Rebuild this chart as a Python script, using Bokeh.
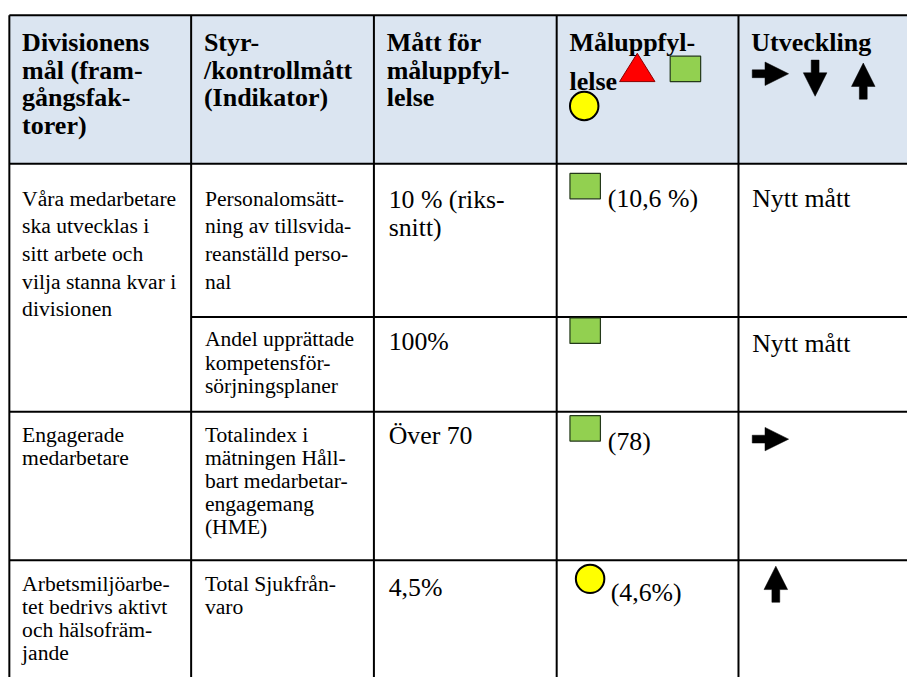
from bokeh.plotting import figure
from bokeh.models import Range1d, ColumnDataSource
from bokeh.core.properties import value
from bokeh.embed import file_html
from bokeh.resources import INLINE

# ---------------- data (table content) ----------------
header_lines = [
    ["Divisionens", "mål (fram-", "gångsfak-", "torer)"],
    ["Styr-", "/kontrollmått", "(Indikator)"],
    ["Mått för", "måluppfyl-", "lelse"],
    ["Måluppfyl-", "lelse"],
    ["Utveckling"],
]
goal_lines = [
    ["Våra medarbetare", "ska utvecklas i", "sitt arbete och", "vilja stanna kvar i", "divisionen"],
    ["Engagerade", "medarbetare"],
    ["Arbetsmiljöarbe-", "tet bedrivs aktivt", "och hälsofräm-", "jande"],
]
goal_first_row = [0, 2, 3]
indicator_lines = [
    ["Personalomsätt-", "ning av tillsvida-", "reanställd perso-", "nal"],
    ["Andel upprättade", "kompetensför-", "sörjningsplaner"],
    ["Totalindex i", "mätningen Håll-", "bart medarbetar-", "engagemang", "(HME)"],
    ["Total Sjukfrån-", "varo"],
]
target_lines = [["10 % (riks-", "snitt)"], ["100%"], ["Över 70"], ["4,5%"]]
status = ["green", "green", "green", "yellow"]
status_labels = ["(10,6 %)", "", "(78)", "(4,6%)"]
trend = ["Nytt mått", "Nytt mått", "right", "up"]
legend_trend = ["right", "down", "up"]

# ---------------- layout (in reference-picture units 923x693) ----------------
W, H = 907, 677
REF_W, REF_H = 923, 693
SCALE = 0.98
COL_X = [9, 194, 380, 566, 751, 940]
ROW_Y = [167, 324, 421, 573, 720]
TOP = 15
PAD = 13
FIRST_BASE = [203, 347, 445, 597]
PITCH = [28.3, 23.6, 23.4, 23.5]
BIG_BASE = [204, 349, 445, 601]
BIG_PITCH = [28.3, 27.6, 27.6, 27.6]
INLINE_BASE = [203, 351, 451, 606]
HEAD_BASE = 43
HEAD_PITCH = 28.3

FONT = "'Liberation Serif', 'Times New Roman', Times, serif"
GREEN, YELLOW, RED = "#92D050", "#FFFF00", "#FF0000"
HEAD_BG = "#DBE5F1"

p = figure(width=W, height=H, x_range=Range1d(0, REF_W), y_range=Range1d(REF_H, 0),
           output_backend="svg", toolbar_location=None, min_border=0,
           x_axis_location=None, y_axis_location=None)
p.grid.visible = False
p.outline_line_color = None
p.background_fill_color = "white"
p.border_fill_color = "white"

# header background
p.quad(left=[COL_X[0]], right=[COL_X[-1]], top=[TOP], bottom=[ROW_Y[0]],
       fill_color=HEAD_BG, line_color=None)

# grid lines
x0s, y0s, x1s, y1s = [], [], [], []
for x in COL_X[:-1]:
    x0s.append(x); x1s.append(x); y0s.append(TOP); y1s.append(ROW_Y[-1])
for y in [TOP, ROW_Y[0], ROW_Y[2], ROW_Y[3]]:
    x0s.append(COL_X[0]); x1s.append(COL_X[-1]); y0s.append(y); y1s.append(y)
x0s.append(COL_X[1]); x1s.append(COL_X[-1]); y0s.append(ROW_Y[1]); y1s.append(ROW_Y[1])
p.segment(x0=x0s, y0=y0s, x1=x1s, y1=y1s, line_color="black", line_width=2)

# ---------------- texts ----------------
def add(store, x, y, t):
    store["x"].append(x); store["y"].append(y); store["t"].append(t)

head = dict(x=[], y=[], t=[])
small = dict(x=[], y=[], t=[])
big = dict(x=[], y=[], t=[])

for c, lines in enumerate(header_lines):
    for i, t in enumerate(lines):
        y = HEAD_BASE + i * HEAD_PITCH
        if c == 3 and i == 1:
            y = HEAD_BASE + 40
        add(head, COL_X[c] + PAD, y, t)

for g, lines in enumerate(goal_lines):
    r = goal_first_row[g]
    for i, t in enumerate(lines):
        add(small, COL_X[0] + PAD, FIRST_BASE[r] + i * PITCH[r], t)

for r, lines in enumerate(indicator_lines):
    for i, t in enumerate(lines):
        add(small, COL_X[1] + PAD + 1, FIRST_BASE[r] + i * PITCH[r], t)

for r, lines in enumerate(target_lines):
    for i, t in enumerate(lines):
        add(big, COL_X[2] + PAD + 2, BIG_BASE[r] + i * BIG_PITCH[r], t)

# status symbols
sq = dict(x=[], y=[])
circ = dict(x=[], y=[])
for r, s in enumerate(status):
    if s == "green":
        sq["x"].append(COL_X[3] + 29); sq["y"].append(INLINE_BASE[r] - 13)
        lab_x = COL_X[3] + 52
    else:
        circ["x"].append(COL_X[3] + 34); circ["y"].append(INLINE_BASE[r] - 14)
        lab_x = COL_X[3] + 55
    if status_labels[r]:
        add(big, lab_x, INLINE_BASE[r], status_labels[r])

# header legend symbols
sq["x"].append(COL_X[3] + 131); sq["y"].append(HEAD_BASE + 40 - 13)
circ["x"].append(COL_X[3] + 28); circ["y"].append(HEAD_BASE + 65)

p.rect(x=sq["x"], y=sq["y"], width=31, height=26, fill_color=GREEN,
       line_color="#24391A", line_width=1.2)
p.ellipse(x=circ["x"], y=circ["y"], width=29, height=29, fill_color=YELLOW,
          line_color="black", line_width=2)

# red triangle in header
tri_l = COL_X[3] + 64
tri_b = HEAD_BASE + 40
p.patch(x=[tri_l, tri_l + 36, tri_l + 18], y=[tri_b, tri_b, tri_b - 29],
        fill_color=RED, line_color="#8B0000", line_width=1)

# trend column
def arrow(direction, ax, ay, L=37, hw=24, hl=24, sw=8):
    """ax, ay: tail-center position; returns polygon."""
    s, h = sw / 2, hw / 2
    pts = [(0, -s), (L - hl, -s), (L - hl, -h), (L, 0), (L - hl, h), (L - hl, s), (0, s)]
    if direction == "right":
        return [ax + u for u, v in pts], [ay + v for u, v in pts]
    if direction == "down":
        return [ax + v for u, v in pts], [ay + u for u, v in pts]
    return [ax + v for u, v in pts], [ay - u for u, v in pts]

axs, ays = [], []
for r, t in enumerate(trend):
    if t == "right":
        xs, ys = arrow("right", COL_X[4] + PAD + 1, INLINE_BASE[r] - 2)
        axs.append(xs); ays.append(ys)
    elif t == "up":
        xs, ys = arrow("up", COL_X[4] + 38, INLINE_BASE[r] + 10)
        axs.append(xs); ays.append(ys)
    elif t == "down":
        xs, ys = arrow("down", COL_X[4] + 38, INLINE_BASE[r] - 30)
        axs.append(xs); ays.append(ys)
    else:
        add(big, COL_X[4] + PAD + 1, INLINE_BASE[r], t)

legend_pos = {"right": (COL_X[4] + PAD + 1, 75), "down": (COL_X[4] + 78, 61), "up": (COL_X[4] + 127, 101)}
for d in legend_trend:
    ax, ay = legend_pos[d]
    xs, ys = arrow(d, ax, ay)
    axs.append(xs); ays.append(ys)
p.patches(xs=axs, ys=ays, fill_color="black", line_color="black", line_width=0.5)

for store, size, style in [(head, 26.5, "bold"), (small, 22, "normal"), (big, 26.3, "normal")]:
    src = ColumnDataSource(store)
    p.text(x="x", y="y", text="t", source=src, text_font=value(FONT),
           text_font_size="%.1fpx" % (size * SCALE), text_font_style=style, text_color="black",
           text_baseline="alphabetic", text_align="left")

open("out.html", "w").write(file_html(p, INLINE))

What this task involves » Except for the pictures, reproduce every line exactly.

Solution to the problem »
Rebuild this chart as a Python script, using Bokeh.
from bokeh.plotting import figure
from bokeh.models import Range1d, ColumnDataSource
from bokeh.core.properties import value
from bokeh.embed import file_html
from bokeh.resources import INLINE

# ---------------- data (table content) ----------------
header_lines = [
    ["Divisionens", "mål (fram-", "gångsfak-", "torer)"],
    ["Styr-", "/kontrollmått", "(Indikator)"],
    ["Mått för", "måluppfyl-", "lelse"],
    ["Måluppfyl-", "lelse"],
    ["Utveckling"],
]
goal_lines = [
    ["Våra medarbetare", "ska utvecklas i", "sitt arbete och", "vilja stanna kvar i", "divisionen"],
    ["Engagerade", "medarbetare"],
    ["Arbetsmiljöarbe-", "tet bedrivs aktivt", "och hälsofräm-", "jande"],
]
goal_first_row = [0, 2, 3]
indicator_lines = [
    ["Personalomsätt-", "ning av tillsvida-", "reanställd perso-", "nal"],
    ["Andel upprättade", "kompetensför-", "sörjningsplaner"],
    ["Totalindex i", "mätningen Håll-", "bart medarbetar-", "engagemang", "(HME)"],
    ["Total Sjukfrån-", "varo"],
]
target_lines = [["10 % (riks-", "snitt)"], ["100%"], ["Över 70"], ["4,5%"]]
status = ["green", "green", "green", "yellow"]
status_labels = ["(10,6 %)", "", "(78)", "(4,6%)"]
trend = ["Nytt mått", "Nytt mått", "right", "up"]
legend_trend = ["right", "down", "up"]

# ---------------- layout (in reference-picture units 923x693) ----------------
W, H = 907, 677
REF_W, REF_H = 923, 693
SCALE = 0.98
COL_X = [9, 194, 380, 566, 751, 940]
ROW_Y = [167, 324, 421, 573, 720]
TOP = 15
PAD = 13
FIRST_BASE = [203, 347, 445, 597]
PITCH = [28.3, 23.6, 23.4, 23.5]
BIG_BASE = [204, 349, 445, 601]
BIG_PITCH = [28.3, 27.6, 27.6, 27.6]
INLINE_BASE = [203, 351, 451, 606]
HEAD_BASE = 43
HEAD_PITCH = 28.3

FONT = "'Liberation Serif', 'Times New Roman', Times, serif"
GREEN, YELLOW, RED = "#92D050", "#FFFF00", "#FF0000"
HEAD_BG = "#DBE5F1"

p = figure(width=W, height=H, x_range=Range1d(0, REF_W), y_range=Range1d(REF_H, 0),
           output_backend="svg", toolbar_location=None, min_border=0,
           x_axis_location=None, y_axis_location=None)
p.grid.visible = False
p.outline_line_color = None
p.background_fill_color = "white"
p.border_fill_color = "white"

# header background
p.quad(left=[COL_X[0]], right=[COL_X[-1]], top=[TOP], bottom=[ROW_Y[0]],
       fill_color=HEAD_BG, line_color=None)

# grid lines
x0s, y0s, x1s, y1s = [], [], [], []
for x in COL_X[:-1]:
    x0s.append(x); x1s.append(x); y0s.append(TOP); y1s.append(ROW_Y[-1])
for y in [TOP, ROW_Y[0], ROW_Y[2], ROW_Y[3]]:
    x0s.append(COL_X[0]); x1s.append(COL_X[-1]); y0s.append(y); y1s.append(y)
x0s.append(COL_X[1]); x1s.append(COL_X[-1]); y0s.append(ROW_Y[1]); y1s.append(ROW_Y[1])
p.segment(x0=x0s, y0=y0s, x1=x1s, y1=y1s, line_color="black", line_width=2)

# ---------------- texts ----------------
def add(store, x, y, t):
    store["x"].append(x); store["y"].append(y); store["t"].append(t)

head = dict(x=[], y=[], t=[])
small = dict(x=[], y=[], t=[])
big = dict(x=[], y=[], t=[])

for c, lines in enumerate(header_lines):
    for i, t in enumerate(lines):
        y = HEAD_BASE + i * HEAD_PITCH
        if c == 3 and i == 1:
            y = HEAD_BASE + 40
        add(head, COL_X[c] + PAD, y, t)

for g, lines in enumerate(goal_lines):
    r = goal_first_row[g]
    for i, t in enumerate(lines):
        add(small, COL_X[0] + PAD, FIRST_BASE[r] + i * PITCH[r], t)

for r, lines in enumerate(indicator_lines):
    for i, t in enumerate(lines):
        add(small, COL_X[1] + PAD + 1, FIRST_BASE[r] + i * PITCH[r], t)

for r, lines in enumerate(target_lines):
    for i, t in enumerate(lines):
        add(big, COL_X[2] + PAD + 2, BIG_BASE[r] + i * BIG_PITCH[r], t)

# status symbols
sq = dict(x=[], y=[])
circ = dict(x=[], y=[])
for r, s in enumerate(status):
    if s == "green":
        sq["x"].append(COL_X[3] + 29); sq["y"].append(INLINE_BASE[r] - 13)
        lab_x = COL_X[3] + 52
    else:
        circ["x"].append(COL_X[3] + 34); circ["y"].append(INLINE_BASE[r] - 14)
        lab_x = COL_X[3] + 55
    if status_labels[r]:
        add(big, lab_x, INLINE_BASE[r], status_labels[r])

# header legend symbols
sq["x"].append(COL_X[3] + 131); sq["y"].append(HEAD_BASE + 40 - 13)
circ["x"].append(COL_X[3] + 28); circ["y"].append(HEAD_BASE + 65)

p.rect(x=sq["x"], y=sq["y"], width=31, height=26, fill_color=GREEN,
       line_color="#24391A", line_width=1.2)
p.ellipse(x=circ["x"], y=circ["y"], width=29, height=29, fill_color=YELLOW,
          line_color="black", line_width=2)

# red triangle in header
tri_l = COL_X[3] + 64
tri_b = HEAD_BASE + 40
p.patch(x=[tri_l, tri_l + 36, tri_l + 18], y=[tri_b, tri_b, tri_b - 29],
        fill_color=RED, line_color="#8B0000", line_width=1)

# trend column
def arrow(direction, ax, ay, L=37, hw=24, hl=24, sw=8):
    """ax, ay: tail-center position; returns polygon."""
    s, h = sw / 2, hw / 2
    pts = [(0, -s), (L - hl, -s), (L - hl, -h), (L, 0), (L - hl, h), (L - hl, s), (0, s)]
    if direction == "right":
        return [ax + u for u, v in pts], [ay + v for u, v in pts]
    if direction == "down":
        return [ax + v for u, v in pts], [ay + u for u, v in pts]
    return [ax + v for u, v in pts], [ay - u for u, v in pts]

axs, ays = [], []
for r, t in enumerate(trend):
    if t == "right":
        xs, ys = arrow("right", COL_X[4] + PAD + 1, INLINE_BASE[r] - 2)
        axs.append(xs); ays.append(ys)
    elif t == "up":
        xs, ys = arrow("up", COL_X[4] + 38, INLINE_BASE[r] + 10)
        axs.append(xs); ays.append(ys)
    elif t == "down":
        xs, ys = arrow("down", COL_X[4] + 38, INLINE_BASE[r] - 30)
        axs.append(xs); ays.append(ys)
    else:
        add(big, COL_X[4] + PAD + 1, INLINE_BASE[r], t)

legend_pos = {"right": (COL_X[4] + PAD + 1, 75), "down": (COL_X[4] + 78, 61), "up": (COL_X[4] + 127, 101)}
for d in legend_trend:
    ax, ay = legend_pos[d]
    xs, ys = arrow(d, ax, ay)
    axs.append(xs); ays.append(ys)
p.patches(xs=axs, ys=ays, fill_color="black", line_color="black", line_width=0.5)

for store, size, style in [(head, 26.5, "bold"), (small, 22, "normal"), (big, 26.3, "normal")]:
    src = ColumnDataSource(store)
    p.text(x="x", y="y", text="t", source=src, text_font=value(FONT),
           text_font_size="%.1fpx" % (size * SCALE), text_font_style=style, text_color="black",
           text_baseline="alphabetic", text_align="left")

open("out.html", "w").write(file_html(p, INLINE))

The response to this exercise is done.